Prof. Jesse N. K. Mugambi is Professor of Philosophy and Religious Studies at the University of Nairobi. For decades he has served as Theology Consultant for the All Africa Conference of Churches, based in Nairobi; Faith and Ecology Resource Person for the World Council of Churches; and Publishing Consultant for SPCK. He is an Elder of the Order of the Burning Spear (EBS) and a Fellow of the Kenya National Academy of Sciences (FKNAS). He is a strong advocate of contextualized authorship and publishing. He is a committed churchman (Anglican), an exemplary ecumenist and networker, and has authored numerous works, including: “Climate Change and Food Security: A Challenge for African Christianity” and “Profile of African Christianity at Home and in the West” in Anthology of African Christianity (Regnum 2017) and African Theology of Reconstruction (Butare 2016). He currently serves on the DACB Executive Committee.

Prof. Philomena Njeri Mwaura is associate professor in the Department of Philosophy and Religious Studies at Kenyatta University in Nairobi, Kenya. She is the former director of the Center for Gender Equity and Empowerment, Kenyatta University, 2010-2016. She is the author of numerous articles or chapters, including “Gender and Power in African Christianity: African Instituted Churches and Pentecostal Churches” in O. Kalu (ed.) African Christianity: An African Story (Africa World Press, 2007) and “The Circle of Concerned African Women Theologians and their Engagement in Public Theology” in Journal of the Center for Women Studies vol. 1 (University of Nairobi, 2014).

Dr. Paul Nchoji Nkwi is professor of African anthropology at the University of Yaounde I, Cameroon. He has won many awards and fellowships at prestigious universities. He was elected to the African Academy of Sciences in 1988. He has been Vice president of the African Academy of Sciences, and founding Executive Secretary of the Cameroon Academy of Sciences. He is the author or editor of many books including The Anthropology of Africa: Challenges for the 21st Century (Langaa Research & Publishing, 2015) and From handmaiden of colonialism to esteemed discipline : Professor Paul Nchoji Nkwi on the reinvention of anthropology in Africa (Langaa Research & Publishing, 2021).

H.E. Olusegun Obasanjo, PhD is former military head of state (1976-1979) and president of Nigeria (1999-2007), Lecturer, National Open University of Nigeria (NOUN), Lagos, Nigeria.
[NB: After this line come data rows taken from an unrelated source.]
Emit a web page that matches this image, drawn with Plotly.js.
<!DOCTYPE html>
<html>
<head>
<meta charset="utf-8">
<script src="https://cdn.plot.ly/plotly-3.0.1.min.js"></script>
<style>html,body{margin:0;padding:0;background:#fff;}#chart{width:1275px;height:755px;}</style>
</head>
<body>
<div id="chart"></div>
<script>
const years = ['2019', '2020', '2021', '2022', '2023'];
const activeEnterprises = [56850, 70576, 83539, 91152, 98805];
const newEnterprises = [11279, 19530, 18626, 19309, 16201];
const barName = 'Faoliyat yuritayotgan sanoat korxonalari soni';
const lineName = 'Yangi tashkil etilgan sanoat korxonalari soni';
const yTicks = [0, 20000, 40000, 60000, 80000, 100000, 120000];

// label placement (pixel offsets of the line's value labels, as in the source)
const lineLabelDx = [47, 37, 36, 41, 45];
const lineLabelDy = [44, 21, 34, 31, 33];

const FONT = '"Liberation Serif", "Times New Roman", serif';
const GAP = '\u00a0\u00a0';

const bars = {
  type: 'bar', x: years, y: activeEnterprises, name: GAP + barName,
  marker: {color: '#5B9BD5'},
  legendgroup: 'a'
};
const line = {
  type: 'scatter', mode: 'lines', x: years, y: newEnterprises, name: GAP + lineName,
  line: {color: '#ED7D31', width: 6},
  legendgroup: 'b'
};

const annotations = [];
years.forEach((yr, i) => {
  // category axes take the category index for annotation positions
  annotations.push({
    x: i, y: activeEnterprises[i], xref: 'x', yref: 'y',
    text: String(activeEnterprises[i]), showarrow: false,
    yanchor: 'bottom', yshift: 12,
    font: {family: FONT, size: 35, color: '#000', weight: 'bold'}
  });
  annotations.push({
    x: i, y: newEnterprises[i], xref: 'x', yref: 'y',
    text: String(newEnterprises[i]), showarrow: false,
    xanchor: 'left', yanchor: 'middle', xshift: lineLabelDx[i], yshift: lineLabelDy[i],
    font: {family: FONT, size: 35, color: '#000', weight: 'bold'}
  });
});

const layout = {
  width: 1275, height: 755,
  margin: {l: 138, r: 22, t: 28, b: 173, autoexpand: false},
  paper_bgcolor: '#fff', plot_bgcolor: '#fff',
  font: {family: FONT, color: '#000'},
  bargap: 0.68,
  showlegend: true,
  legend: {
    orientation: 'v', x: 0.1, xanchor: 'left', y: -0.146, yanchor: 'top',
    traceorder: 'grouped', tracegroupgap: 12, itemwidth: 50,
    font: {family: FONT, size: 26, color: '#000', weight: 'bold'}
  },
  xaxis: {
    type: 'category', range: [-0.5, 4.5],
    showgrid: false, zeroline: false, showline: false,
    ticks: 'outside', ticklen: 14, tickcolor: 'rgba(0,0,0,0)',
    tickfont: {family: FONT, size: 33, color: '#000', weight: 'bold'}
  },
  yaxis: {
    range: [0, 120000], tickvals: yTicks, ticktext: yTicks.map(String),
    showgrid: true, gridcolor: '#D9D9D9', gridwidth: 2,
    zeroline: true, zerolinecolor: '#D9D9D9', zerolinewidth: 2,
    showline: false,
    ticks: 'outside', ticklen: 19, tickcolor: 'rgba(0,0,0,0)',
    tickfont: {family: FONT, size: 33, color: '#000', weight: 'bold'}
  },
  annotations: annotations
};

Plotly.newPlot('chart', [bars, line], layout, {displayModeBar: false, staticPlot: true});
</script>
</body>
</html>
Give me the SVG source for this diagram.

He has served as Special Envoy of the United nations by UN Secretary-General Ban Ki-Moon to the Democratic Republic of the Congo. More recently, he mediated peace talks between the Ethiopian government and the Tigray People’s Liberation Front under the auspices of the African Union, which culminated in a ceasefire of the Tigray War in November 2022. He is the author of numerous books and of three DACB biographies: Abiodun Babatunde Lawrence, David Lonkibiri Windibiziri, and Dominic Ignatius Edandem.

Rev. Prof. Thomas Oduro is associate professor of Christian History, Systematic Theology, and African Christianity and president of Good News Theological College and Seminary in Accra-North, Ghana. He is the author or editor of numerous books including Christ Holy Church International (Lutheran University Press, 2007) and Unless a grain of wheat : a story of friendship between African Independent Churches and North American Mennonites (Langham, 2021).